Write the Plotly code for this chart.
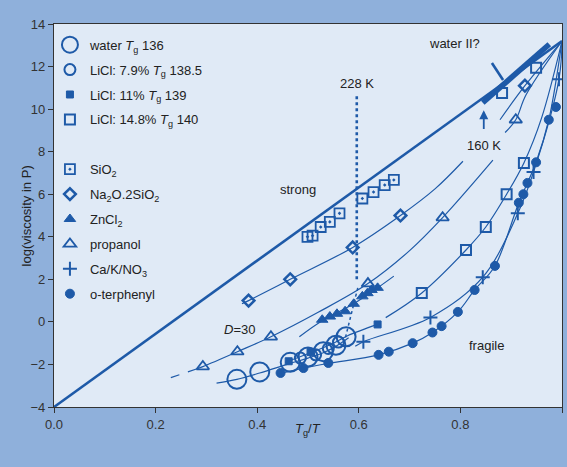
import plotly.graph_objects as go

BLUE = "#1e5aa8"
TXT = "#222222"
FONT = "Liberation Sans, Arial, sans-serif"
PLOT_BG = "#e0eaf6"
PAGE_BG = "#8fb0db"

# ---- data ----
strong_x = [0.0, 1.0]
strong_y = [-4.0, 13.2]

water2_x = [0.844, 0.975]
water2_y = [10.3, 13.05]

dot228_x = [0.596, 0.596]
dot228_y = [10.6, 1.9]
dot228b_x = [0.598, 0.572]
dot228b_y = [1.6, -0.9]

water_x = [0.36, 0.405, 0.465, 0.50, 0.53, 0.555, 0.575]
water_y = [-2.7, -2.35, -1.9, -1.65, -1.4, -1.1, -0.7]
water_line_x = [0.32, 0.36, 0.405, 0.465, 0.50, 0.53, 0.555, 0.58]
water_line_y = [-2.88, -2.7, -2.4, -1.95, -1.7, -1.45, -1.15, -0.75]

licl79_x = [0.485, 0.515, 0.54, 0.56]
licl79_y = [-1.7, -1.55, -1.25, -0.95]

licl11_x = [0.462, 0.505, 0.637]
licl11_y = [-1.85, -1.42, -0.12]
licl11_line_x = [0.455, 0.505, 0.55, 0.578, 0.637]
licl11_line_y = [-1.9, -1.45, -1.0, -0.65, -0.12]

licl148_x = [0.724, 0.811, 0.85, 0.891, 0.925, 0.882, 0.949]
licl148_y = [1.36, 3.38, 4.46, 6.0, 7.47, 10.76, 11.94]
licl148_line_x = [0.653, 0.724, 0.811, 0.85, 0.891, 0.925, 0.96, 1.0]
licl148_line_y = [0.2, 1.36, 3.38, 4.46, 6.0, 7.47, 9.6, 13.2]

sio2_x = [0.499, 0.509, 0.525, 0.543, 0.562, 0.607, 0.629, 0.651, 0.669]
sio2_y = [4.0, 4.05, 4.46, 4.7, 5.1, 5.8, 6.1, 6.43, 6.67]

na2o_x = [0.383, 0.465, 0.588, 0.682, 0.927]
na2o_y = [1.0, 2.0, 3.5, 5.0, 11.1]
na2o_line_x = [0.37, 0.383, 0.465, 0.588, 0.682, 0.75, 0.805, None, 0.878, 0.927, 1.0]
na2o_line_y = [0.85, 1.0, 2.0, 3.5, 5.0, 6.25, 7.55, None, 9.5, 11.1, 13.2]

zncl2_x = [0.528, 0.543, 0.557, 0.573, 0.59, 0.607, 0.617, 0.625, 0.637]
zncl2_y = [0.1, 0.25, 0.38, 0.5, 0.85, 1.2, 1.35, 1.5, 1.6]
zncl2_line_x = [0.483, 0.528, 0.59, 0.637, 0.669]
zncl2_line_y = [-0.7, 0.05, 0.85, 1.6, 2.15]

prop_x = [0.293, 0.361, 0.427, 0.618, 0.765, 0.909]
prop_y = [-2.1, -1.4, -0.7, 1.8, 4.9, 9.5]
prop_dash_x = [0.23, 0.282]
prop_dash_y = [-2.62, -2.2]
prop_line_x = [0.282, 0.293, 0.361, 0.427, 0.52, 0.618, 0.7, 0.765, 0.864, None, 0.888, 0.909, 0.929, 1.0]
prop_line_y = [-2.2, -2.1, -1.4, -0.7, 0.45, 1.8, 3.35, 4.9, 7.6, None, 8.9, 9.5, 10.66, 13.2]

ca_x = [0.609, 0.741, 0.844, 0.913, 0.944, 0.994]
ca_y = [-0.93, 0.21, 2.1, 5.1, 7.05, 11.4]
ca_line_x = [0.593, 0.609, 0.741, 0.844, 0.913, 0.944, 0.994, 1.0]
ca_line_y = [-1.15, -0.93, 0.21, 2.1, 5.1, 7.05, 11.4, 13.2]

ot_x = [0.446, 0.491, 0.54, 0.639, 0.659, 0.706, 0.745, 0.763, 0.795, 0.828,
        0.868, 0.915, 0.924, 0.932, 0.949, 0.974, 0.988]
ot_y = [-2.4, -2.17, -1.93, -1.55, -1.4, -1.0, -0.5, -0.2, 0.47, 1.5,
        2.63, 5.6, 6.0, 6.53, 7.5, 9.5, 10.1]
ot_line_x = [0.44, 0.491, 0.54, 0.639, 0.706, 0.745, 0.795, 0.828, 0.868,
             0.915, 0.949, 0.974, 1.0]
ot_line_y = [-2.45, -2.17, -1.95, -1.55, -1.0, -0.5, 0.47, 1.5, 2.63,
             5.6, 7.5, 9.5, 13.2]

fig = go.Figure()

def line(x, y, w=1.2, dash="solid", shape="linear"):
    fig.add_trace(go.Scatter(x=x, y=y, mode="lines", showlegend=False,
                             hoverinfo="skip", connectgaps=False,
                             line=dict(color=BLUE, width=w, dash=dash, shape=shape)))

# guide lines
line(strong_x, strong_y, w=2.6)
line(water2_x, water2_y, w=5.5)
line(dot228_x, dot228_y, w=2.6, dash="dot")
line(dot228b_x, dot228b_y, w=1.5, dash="dot")

# series curves
line(water_line_x, water_line_y, shape="spline")
line(licl11_line_x, licl11_line_y, shape="spline")
line(licl148_line_x, licl148_line_y, shape="spline")
line(na2o_line_x, na2o_line_y, shape="spline")
line(zncl2_line_x, zncl2_line_y, shape="spline")
line(prop_dash_x, prop_dash_y, dash="dash")
line(prop_line_x, prop_line_y, shape="spline")
line(ca_line_x, ca_line_y, shape="spline")
line(ot_line_x, ot_line_y, shape="spline")

def pts(x, y, name, symbol, size, lw=2, group=None):
    fig.add_trace(go.Scatter(
        x=x, y=y, mode="markers", name=name, legendgroup=group or name,
        marker=dict(symbol=symbol, size=size, color=BLUE,
                    line=dict(color=BLUE, width=lw))))

pts(water_x, water_y, "water <i>T</i><sub>g</sub> 136", "circle-open", 19, 2)
pts(licl79_x, licl79_y, "LiCl: 7.9% <i>T</i><sub>g</sub> 138.5", "circle-open", 11, 2)
pts(licl11_x, licl11_y, "LiCl: 11% <i>T</i><sub>g</sub> 139", "square", 7, 1)
pts(licl148_x, licl148_y, "LiCl: 14.8% <i>T</i><sub>g</sub> 140", "square-open", 10, 2)
# spacer in legend
fig.add_trace(go.Scatter(x=[None], y=[None], mode="markers", name=" ",
                         legendgroup="spacer",
                         marker=dict(size=1, color="rgba(0,0,0,0)")))
pts(sio2_x, sio2_y, "SiO<sub>2</sub>", "square-open-dot", 10, 1.8)
pts(na2o_x, na2o_y, "Na<sub>2</sub>O.2SiO<sub>2</sub>", "diamond-open", 9, 2.5)
pts(zncl2_x, zncl2_y, "ZnCl<sub>2</sub>", "triangle-up", 10, 1)
pts(prop_x, prop_y, "propanol", "triangle-up-open", 11, 1.8)
pts(ca_x, ca_y, "Ca/K/NO<sub>3</sub>", "cross-thin-open", 10, 2)
pts(ot_x, ot_y, "o-terphenyl", "circle", 9, 1)

ann = dict(showarrow=False, font=dict(family=FONT, size=13, color=TXT))
annotations = [
    dict(x=0.789, y=13.1, text="water II?", **ann),
    dict(x=0.596, y=11.2, text="228 K", **ann),
    dict(x=0.846, y=8.3, text="160 K", **ann),
    dict(x=0.48, y=6.2, text="strong", **ann),
    dict(x=0.852, y=-1.13, text="fragile", **ann),
    dict(x=0.366, y=-0.38, text="<i>D</i>=30", **ann),
    dict(x=0.846, y=9.95, ax=0.846, ay=9.0, axref="x", ayref="y", text="",
         showarrow=True, arrowhead=2, arrowsize=1, arrowwidth=1.8, arrowcolor=BLUE),
    dict(xref="paper", yref="paper", x=0.5, y=-0.086, text="<i>T</i><sub>g</sub>/<i>T</i>", **ann),
    dict(xref="paper", yref="paper", x=-0.072, y=0.5, text="log(viscosity in P)",
         textangle=-90, **ann),
]

fig.update_layout(
    width=567, height=467,
    margin=dict(l=54, r=5, t=24, b=60),
    paper_bgcolor=PAGE_BG,
    plot_bgcolor=PLOT_BG,
    font=dict(family=FONT, size=13, color=TXT),
    annotations=annotations,
    shapes=[
        dict(type="line", xref="x", yref="y", x0=0.862, y0=12.17, x1=0.884, y1=11.37,
             line=dict(color=BLUE, width=2.6)),
    ],
    legend=dict(x=-0.008, y=0.985, xanchor="left", yanchor="top",
                bgcolor="rgba(0,0,0,0)", tracegroupgap=5,
                font=dict(family=FONT, size=13, color=TXT)),
    showlegend=True,
)

fig.update_xaxes(range=[0, 1], tickvals=[0, 0.2, 0.4, 0.6, 0.8, 1.0],
                 tickformat=".1f", ticks="outside", ticklen=5, tickcolor="#333",
                 showgrid=False, zeroline=False, showline=True, linecolor="#333",
                 linewidth=1.2, mirror=True, tickfont=dict(size=13, color="#333"))
fig.update_yaxes(range=[-4, 14], tickvals=list(range(-4, 15, 2)),
                 ticks="outside", ticklen=5, tickcolor="#333",
                 showgrid=False, zeroline=False, showline=True, linecolor="#333",
                 linewidth=1.2, mirror=True, tickfont=dict(size=13, color="#333"))

fig.write_html("out.html")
┄┄┄┄┄┄
▶ _WHAT THE EXERCISE ASKS_
Your task is to return the lines above, from the first one up to and including the line containing "water2_y = [10.3, 13.05]", minus any pictures.

▶ _EXPECTED ANSWER_
Write the Plotly code for this chart.
import plotly.graph_objects as go

BLUE = "#1e5aa8"
TXT = "#222222"
FONT = "Liberation Sans, Arial, sans-serif"
PLOT_BG = "#e0eaf6"
PAGE_BG = "#8fb0db"

# ---- data ----
strong_x = [0.0, 1.0]
strong_y = [-4.0, 13.2]

water2_x = [0.844, 0.975]
water2_y = [10.3, 13.05]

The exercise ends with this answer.